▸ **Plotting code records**
# # # #

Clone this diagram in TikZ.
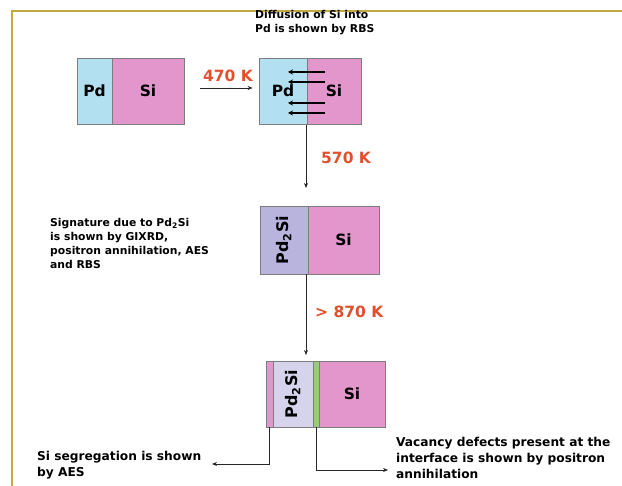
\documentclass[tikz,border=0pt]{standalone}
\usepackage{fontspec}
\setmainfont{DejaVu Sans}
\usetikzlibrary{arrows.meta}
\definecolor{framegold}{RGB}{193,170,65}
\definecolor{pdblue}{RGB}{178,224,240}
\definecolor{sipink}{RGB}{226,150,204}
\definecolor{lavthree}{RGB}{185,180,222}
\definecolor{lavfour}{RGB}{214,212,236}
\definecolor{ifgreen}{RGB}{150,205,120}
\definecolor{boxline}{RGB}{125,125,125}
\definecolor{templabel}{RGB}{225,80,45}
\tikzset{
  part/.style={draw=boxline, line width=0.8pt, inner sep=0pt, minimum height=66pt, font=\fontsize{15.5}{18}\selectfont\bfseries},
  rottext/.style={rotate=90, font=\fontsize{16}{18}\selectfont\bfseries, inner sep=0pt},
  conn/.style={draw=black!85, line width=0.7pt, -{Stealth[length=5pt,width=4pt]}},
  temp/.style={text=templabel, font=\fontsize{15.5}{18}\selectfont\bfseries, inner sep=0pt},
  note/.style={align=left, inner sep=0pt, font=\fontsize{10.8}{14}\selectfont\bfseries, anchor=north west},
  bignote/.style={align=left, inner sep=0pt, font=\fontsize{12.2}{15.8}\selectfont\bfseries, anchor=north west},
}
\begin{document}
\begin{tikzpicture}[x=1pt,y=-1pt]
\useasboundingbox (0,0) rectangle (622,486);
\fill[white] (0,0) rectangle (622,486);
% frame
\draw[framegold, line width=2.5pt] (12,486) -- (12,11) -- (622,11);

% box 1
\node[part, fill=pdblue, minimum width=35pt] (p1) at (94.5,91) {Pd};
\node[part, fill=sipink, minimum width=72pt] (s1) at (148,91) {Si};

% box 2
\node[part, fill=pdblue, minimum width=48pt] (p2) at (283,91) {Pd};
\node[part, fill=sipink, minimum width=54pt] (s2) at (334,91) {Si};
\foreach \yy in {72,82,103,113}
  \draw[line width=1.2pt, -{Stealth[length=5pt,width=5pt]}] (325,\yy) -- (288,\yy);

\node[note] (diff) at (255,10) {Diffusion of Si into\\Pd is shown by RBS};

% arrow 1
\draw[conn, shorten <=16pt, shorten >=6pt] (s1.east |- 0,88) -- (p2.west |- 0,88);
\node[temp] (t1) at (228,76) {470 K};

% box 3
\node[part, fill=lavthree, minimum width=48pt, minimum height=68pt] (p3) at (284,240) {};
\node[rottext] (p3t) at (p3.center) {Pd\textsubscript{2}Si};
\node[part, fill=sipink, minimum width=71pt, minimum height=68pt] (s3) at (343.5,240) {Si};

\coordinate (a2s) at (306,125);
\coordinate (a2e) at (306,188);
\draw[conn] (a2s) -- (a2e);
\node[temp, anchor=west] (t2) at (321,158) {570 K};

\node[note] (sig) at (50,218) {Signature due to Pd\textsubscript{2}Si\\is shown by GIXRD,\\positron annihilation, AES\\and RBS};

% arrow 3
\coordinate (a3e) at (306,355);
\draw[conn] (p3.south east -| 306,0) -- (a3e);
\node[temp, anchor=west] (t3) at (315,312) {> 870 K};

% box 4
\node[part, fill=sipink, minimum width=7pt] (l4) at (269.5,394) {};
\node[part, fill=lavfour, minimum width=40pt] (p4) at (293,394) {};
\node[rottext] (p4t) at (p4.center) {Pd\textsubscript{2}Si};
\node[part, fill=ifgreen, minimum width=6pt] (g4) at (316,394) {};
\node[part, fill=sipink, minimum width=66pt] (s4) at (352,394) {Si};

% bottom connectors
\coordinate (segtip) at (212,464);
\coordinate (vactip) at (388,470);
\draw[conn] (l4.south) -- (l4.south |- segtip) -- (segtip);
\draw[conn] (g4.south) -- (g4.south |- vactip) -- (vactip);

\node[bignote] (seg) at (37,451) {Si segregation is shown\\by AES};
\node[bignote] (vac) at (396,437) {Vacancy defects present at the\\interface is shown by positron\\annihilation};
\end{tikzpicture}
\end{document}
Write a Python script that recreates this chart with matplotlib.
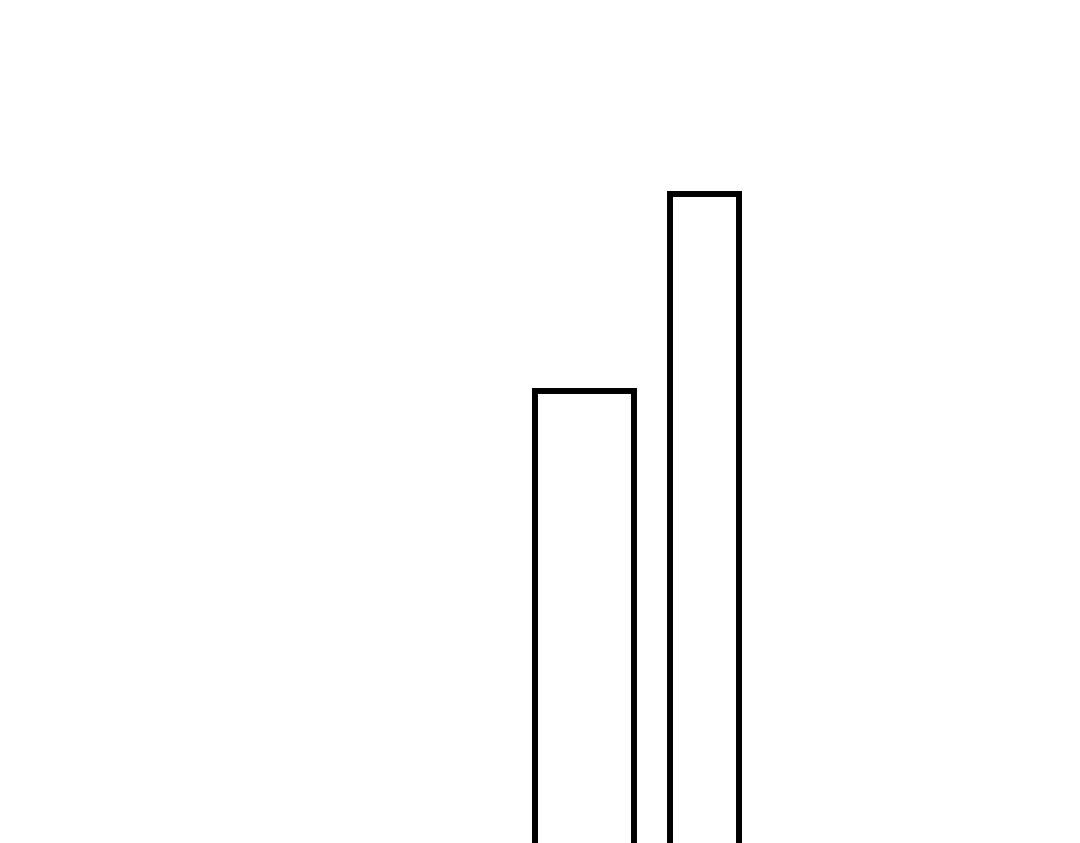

# # # #

▸ **WHAT YOU SHOULD DO**
With the pictures left out, transcribe the material exactly.

▸ **EXERCISE RESPONSE**
Clone this diagram in TikZ.
\documentclass[tikz,border=0pt]{standalone}
\usepackage{fontspec}
\setmainfont{DejaVu Sans}
\usetikzlibrary{arrows.meta}
\definecolor{framegold}{RGB}{193,170,65}
\definecolor{pdblue}{RGB}{178,224,240}
\definecolor{sipink}{RGB}{226,150,204}
\definecolor{lavthree}{RGB}{185,180,222}
\definecolor{lavfour}{RGB}{214,212,236}
\definecolor{ifgreen}{RGB}{150,205,120}
\definecolor{boxline}{RGB}{125,125,125}
\definecolor{templabel}{RGB}{225,80,45}
\tikzset{
  part/.style={draw=boxline, line width=0.8pt, inner sep=0pt, minimum height=66pt, font=\fontsize{15.5}{18}\selectfont\bfseries},
  rottext/.style={rotate=90, font=\fontsize{16}{18}\selectfont\bfseries, inner sep=0pt},
  conn/.style={draw=black!85, line width=0.7pt, -{Stealth[length=5pt,width=4pt]}},
  temp/.style={text=templabel, font=\fontsize{15.5}{18}\selectfont\bfseries, inner sep=0pt},
  note/.style={align=left, inner sep=0pt, font=\fontsize{10.8}{14}\selectfont\bfseries, anchor=north west},
  bignote/.style={align=left, inner sep=0pt, font=\fontsize{12.2}{15.8}\selectfont\bfseries, anchor=north west},
}
\begin{document}
\begin{tikzpicture}[x=1pt,y=-1pt]
\useasboundingbox (0,0) rectangle (622,486);
\fill[white] (0,0) rectangle (622,486);
% frame
\draw[framegold, line width=2.5pt] (12,486) -- (12,11) -- (622,11);

% box 1
\node[part, fill=pdblue, minimum width=35pt] (p1) at (94.5,91) {Pd};
\node[part, fill=sipink, minimum width=72pt] (s1) at (148,91) {Si};

% box 2
\node[part, fill=pdblue, minimum width=48pt] (p2) at (283,91) {Pd};
\node[part, fill=sipink, minimum width=54pt] (s2) at (334,91) {Si};
\foreach \yy in {72,82,103,113}
  \draw[line width=1.2pt, -{Stealth[length=5pt,width=5pt]}] (325,\yy) -- (288,\yy);

\node[note] (diff) at (255,10) {Diffusion of Si into\\Pd is shown by RBS};

% arrow 1
\draw[conn, shorten <=16pt, shorten >=6pt] (s1.east |- 0,88) -- (p2.west |- 0,88);
\node[temp] (t1) at (228,76) {470 K};

% box 3
\node[part, fill=lavthree, minimum width=48pt, minimum height=68pt] (p3) at (284,240) {};
\node[rottext] (p3t) at (p3.center) {Pd\textsubscript{2}Si};
\node[part, fill=sipink, minimum width=71pt, minimum height=68pt] (s3) at (343.5,240) {Si};

\coordinate (a2s) at (306,125);
\coordinate (a2e) at (306,188);
\draw[conn] (a2s) -- (a2e);
\node[temp, anchor=west] (t2) at (321,158) {570 K};

\node[note] (sig) at (50,218) {Signature due to Pd\textsubscript{2}Si\\is shown by GIXRD,\\positron annihilation, AES\\and RBS};

% arrow 3
\coordinate (a3e) at (306,355);
\draw[conn] (p3.south east -| 306,0) -- (a3e);
\node[temp, anchor=west] (t3) at (315,312) {> 870 K};

% box 4
\node[part, fill=sipink, minimum width=7pt] (l4) at (269.5,394) {};
\node[part, fill=lavfour, minimum width=40pt] (p4) at (293,394) {};
\node[rottext] (p4t) at (p4.center) {Pd\textsubscript{2}Si};
\node[part, fill=ifgreen, minimum width=6pt] (g4) at (316,394) {};
\node[part, fill=sipink, minimum width=66pt] (s4) at (352,394) {Si};

% bottom connectors
\coordinate (segtip) at (212,464);
\coordinate (vactip) at (388,470);
\draw[conn] (l4.south) -- (l4.south |- segtip) -- (segtip);
\draw[conn] (g4.south) -- (g4.south |- vactip) -- (vactip);

\node[bignote] (seg) at (37,451) {Si segregation is shown\\by AES};
\node[bignote] (vac) at (396,437) {Vacancy defects present at the\\interface is shown by positron\\annihilation};
\end{tikzpicture}
\end{document}
Write a Python script that recreates this chart with matplotlib.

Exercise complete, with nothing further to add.